This is a bold claim. The VRT journalist were able to re-identify few data subjects and confirmed with them that their data was being listened by Google contractors. "‘This is undeniably my own voice’, says one man, clearly surprised." wrote the journalist.
> The Google Assistant only sends audio to Google after your device detects that you’re interacting with the Assistant.
Well, this is not what the contractor said . The contractor heard private conversations, sex scenes, and violence including "a woman who was in definite distress".
Well, both claims could be true. Even if the snippets are not directly associated to users, there could still be identifying information in the recording that could be used to identify the person speaking.
I think this is a bit disingenuous and intentionally sensationalist, nobody has any reason to believe that the Assistant is always listening or will just trigger randomly or on demand by Google because they want to listen to particular conversations, that doesn't even really make any sense. Also various parties have access to the source code, so if it were malicious, there can be evidence of it. That there isn't any evidence is important to mention in this context.
In reality its just that it can randomly miss-classify "Ok Google", nothing malicious about that, and obviously the purpose of the annotator is to look at unrecognized samples, so obviously they are gonna frequently hear those cases, that's sort of the whole point of this.

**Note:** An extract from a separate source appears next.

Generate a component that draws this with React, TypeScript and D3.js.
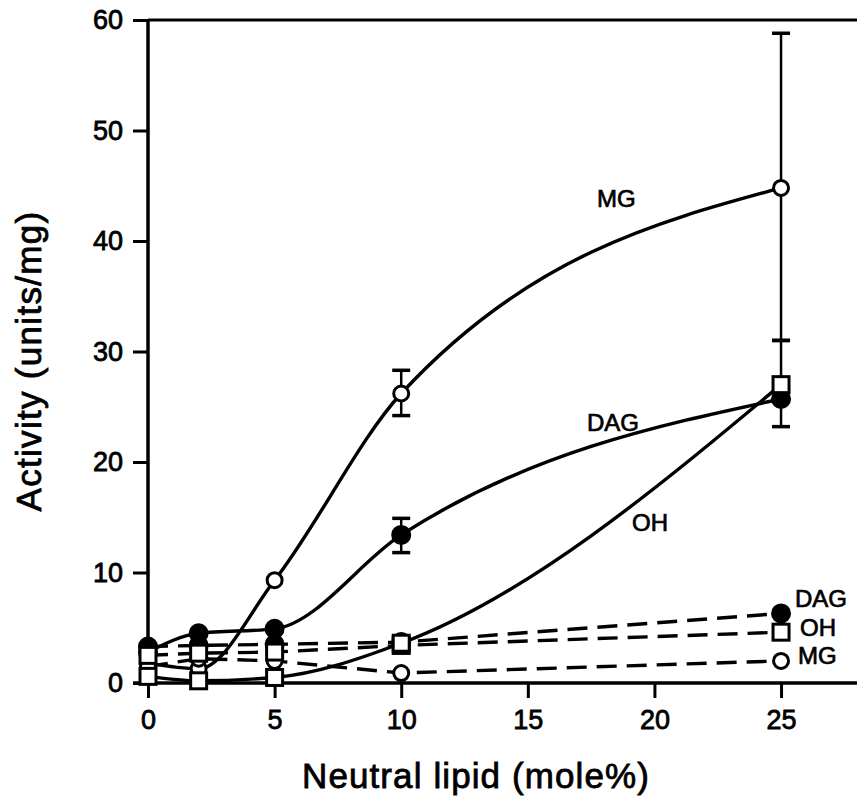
import React, { useEffect, useRef } from 'react'
import * as d3 from 'd3'

// mole% of neutral lipid
const lipid = [0, 2, 5, 10, 25]

// solid curves
const mgSolid = [1.8, 1.3, 9.3, 26.2, 44.8]
const dagSolid = [2.8, 4.5, 4.9, 13.4, 25.7]
const ohSolid = [0.6, 0.2, 0.5, 3.6, 27.0]

// dashed curves
const dagDashed = [3.3, 3.4, 3.5, 3.7, 6.3]
const ohDashed = [2.5, 2.7, 2.8, 3.4, 4.6]
const mgDashed = [1.5, 2.2, 2.0, 0.9, 2.0]

// error bars: [x, low, high]
const errorBars = [
  [10, 24.2, 28.3],
  [10, 11.8, 14.9],
  [25, 31.0, 58.8],
  [25, 23.2, 31.0],
]

const xTicks = [0, 5, 10, 15, 20, 25]
const yTicks = [0, 10, 20, 30, 40, 50, 60]

const W = 857, H = 799
const FONT = 'Liberation Sans, Arial, Helvetica, sans-serif'

export default function App() {
  const ref = useRef<SVGSVGElement>(null)

  useEffect(() => {
    const svg = d3.select(ref.current)
    svg.selectAll('*').remove()

    const x = d3.scaleLinear().domain([0, 28]).range([148, 857])
    const y = d3.scaleLinear().domain([0, 60]).range([683, 20])

    const g = svg.append('g')

    // frame
    g.append('line').attr('x1', x(0)).attr('x2', W).attr('y1', y(60)).attr('y2', y(60))
      .attr('stroke', '#000').attr('stroke-width', 3)

    // axes
    const xAxis = g.append('g').attr('transform', `translate(0, ${y(0)})`)
      .call(d3.axisBottom(x).tickValues(xTicks).tickSize(15).tickPadding(12).tickSizeOuter(0))
    const yAxis = g.append('g').attr('transform', `translate(${x(0)}, 0)`)
      .call(d3.axisLeft(y).tickValues(yTicks).tickSize(15).tickPadding(10).tickSizeOuter(0))

    ;[xAxis, yAxis].forEach(a => {
      a.select('.domain').attr('stroke-width', 3.5)
      a.selectAll('.tick line').attr('stroke-width', 3)
      a.selectAll('.tick text').attr('font-family', FONT).attr('font-size', 27)
        .attr('fill', '#000').attr('stroke', '#000').attr('stroke-width', 0.8)
    })
    xAxis.select('.domain').attr('d', `M${x(0) - 15},0H${W}`)
    yAxis.select('.domain').attr('d', `M0,${y(0)}V${y(60)}`)

    // axis titles
    g.append('text').attr('x', 476).attr('y', 788).attr('text-anchor', 'middle')
      .attr('font-family', FONT).attr('font-size', 35).attr('letter-spacing', 1.1)
      .attr('stroke', '#000').attr('stroke-width', 0.8)
      .text('Neutral lipid (mole%)')
    g.append('text').attr('transform', `translate(41, 361) rotate(-90)`).attr('text-anchor', 'middle')
      .attr('font-family', FONT).attr('font-size', 35).attr('letter-spacing', 1.3)
      .attr('stroke', '#000').attr('stroke-width', 0.8)
      .text('Activity (units/mg)')

    // error bars
    errorBars.forEach(([xv, lo, hi]) => {
      g.append('line').attr('x1', x(xv)).attr('x2', x(xv)).attr('y1', y(lo)).attr('y2', y(hi))
        .attr('stroke', '#000').attr('stroke-width', 2.5)
      ;[lo, hi].forEach(v => {
        g.append('line').attr('x1', x(xv) - 9).attr('x2', x(xv) + 9).attr('y1', y(v)).attr('y2', y(v))
          .attr('stroke', '#000').attr('stroke-width', 3.5)
      })
    })

    const solid = d3.line<number>().x((d, i) => x(lipid[i])).y(d => y(d)).curve(d3.curveMonotoneX)
    const dashed = d3.line<number>().x((d, i) => x(lipid[i])).y(d => y(d))

    const series = [
      { values: dagDashed, marker: 'filled', dash: '20,10' },
      { values: dagSolid, marker: 'filled', dash: null },
      { values: mgSolid, marker: 'open', dash: null },
      { values: mgDashed, marker: 'open', dash: '20,10' },
      { values: ohDashed, marker: 'square', dash: '20,10' },
      { values: ohSolid, marker: 'square', dash: null },
    ]

    series.forEach(s => {
      g.append('path').attr('d', (s.dash ? dashed : solid)(s.values))
        .attr('fill', 'none').attr('stroke', '#000').attr('stroke-width', 3.4)
        .attr('stroke-dasharray', s.dash)
    })

    series.forEach(s => {
      const m = g.append('g').selectAll('.m').data(s.values).join(s.marker === 'square' ? 'rect' : 'circle')
      if (s.marker === 'square') {
        m.attr('x', (d, i) => x(lipid[i]) - 8).attr('y', d => y(d) - 8).attr('width', 16).attr('height', 16)
          .attr('fill', '#fff').attr('stroke', '#000').attr('stroke-width', 3)
      } else {
        m.attr('cx', (d, i) => x(lipid[i])).attr('cy', d => y(d)).attr('r', s.marker === 'filled' ? 8.5 : 7.5)
          .attr('fill', s.marker === 'filled' ? '#000' : '#fff').attr('stroke', '#000').attr('stroke-width', 3)
      }
    })

    // curve labels
    const labels = [
      { t: 'MG', px: 597, py: 207 },
      { t: 'DAG', px: 587, py: 431 },
      { t: 'OH', px: 632, py: 531 },
      { t: 'DAG', px: 795, py: 607 },
      { t: 'OH', px: 800, py: 636 },
      { t: 'MG', px: 798, py: 664 },
    ]
    g.selectAll('.lbl').data(labels).join('text')
      .attr('x', d => d.px).attr('y', d => d.py)
      .attr('font-family', FONT).attr('font-size', 24).attr('stroke', '#000').attr('stroke-width', 0.7)
      .text(d => d.t)
  }, [])

  return (
    <svg ref={ref} width={W} height={H} style={{ position: 'absolute', left: 0, top: 0, background: '#fff' }} />
  )
}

Maybe "well, duh, how do you think it knows your voice? magical pixie dust?" is a bit of a cop out, but honestly there are two options, them doing what they are doing right now, and not have Google Assistant.
I would notice because it sat on my computer desk.
To be clear, I don't think it was nefarious that it would, just that I realized I wasn't using it as much as I thought I would and decided to unplug it.
> We just learned that one of these language reviewers has violated our data security policies by leaking confidential Dutch audio data.
Isn’t the whole point that the audio is supposed to be innocuous? “Hey google, play Coldplay” or “Hey google, play Taylor Swift.” If that’s the only audio that Google stores, then there should be no problem with leaking it to the press.
But it isn’t, which is what the translator was trying to show in the first place!
I guess those standards don't include clearly letting end users know that their data will be stored, shared and transcribed by 3rd parties (not that the 1st party in this case isn't bad enough).
The leak is not the problem here (and it's extremely disconcerting that they're focusing on that). Their lack of communication with consumers is the problem. This blog post makes things worse as far as I'm concerned.
As if they need your location and browsing history if they're gonna play that song you asked for.
They claim that their experts can listen to a small number of recordings of human speech directed at their devices. However, there is no telling what people might be speaking to their Google devices. I don't use Google Home, but given that it allows one to set reminders, etc., I would think that people could be saying pretty sensitive things, including phone numbers, addresses, credit card numbers, etc. which combined together can identify them uniquely or at least allow those bits of information to be misused.
Also, embedded in the figure of 0.2%, mentioned for the percentage of spoken interactions listened to, is the assumption that it is a very small number. However, that number implies that 1 out of every 500 interactions are listened to. For a family of 4 owning a Google Home, the number of spoken interactions with it in a year would easily run into thousands. Therefore, the experts at Google are listening to at least a handful of interactions every year for each family. Given the speech-to-text state-of-the-art, if these recordings are being converted to text and being stored, it would not be hard to group the recorded interactions per family and derive some identifiable information about them from it.
If by 'conspiracy theorist' you mean someone who suspects the government or corporations of foul play, then don't forget about 'government surveilance', one of the biggest conspiracy theories of the last several decades - until it turned out to be true. (did you dismiss them as well, before snowden put hard evidence behind the reasonable speculation?)
Either way, you shouldn't talk down to people who find minimal, available evidence worthy of speculation. It's not conducive to reasonable discussion.
A hobby of mine is seeing how far away from "Hey Google" I can stray. The accessibility feature to beep on wake helps with this.
From my own perspective (and certainly dont mean this in a way that's dismissive towards you/your comment), given that those companies lie constantly, I'm not sure why I would trust their own PR about their products as a reliable source of information.
This very article. But since you said you don't believe them ("those companies lie constantly") why would referencing them help here? Either you believe them, and it is settled, or you don't and it is worthless.
Hook up wireshark, you can quite clearly see when Google Mini or an Echo are sending an audio stream since it is a substantial packet-load relative to normal "keep-alive" comms. The only exceptions to that, from what I've seen, are automatic software updates (but traffic is moving down, rather than up).
You could also look at the device teardowns, for example this article has a good overview of the underlying workings (inc. Wake Word detection):
The only reference that would be credible would be something from the company, so if you don't believe them, then it wouldn't really matter, would it?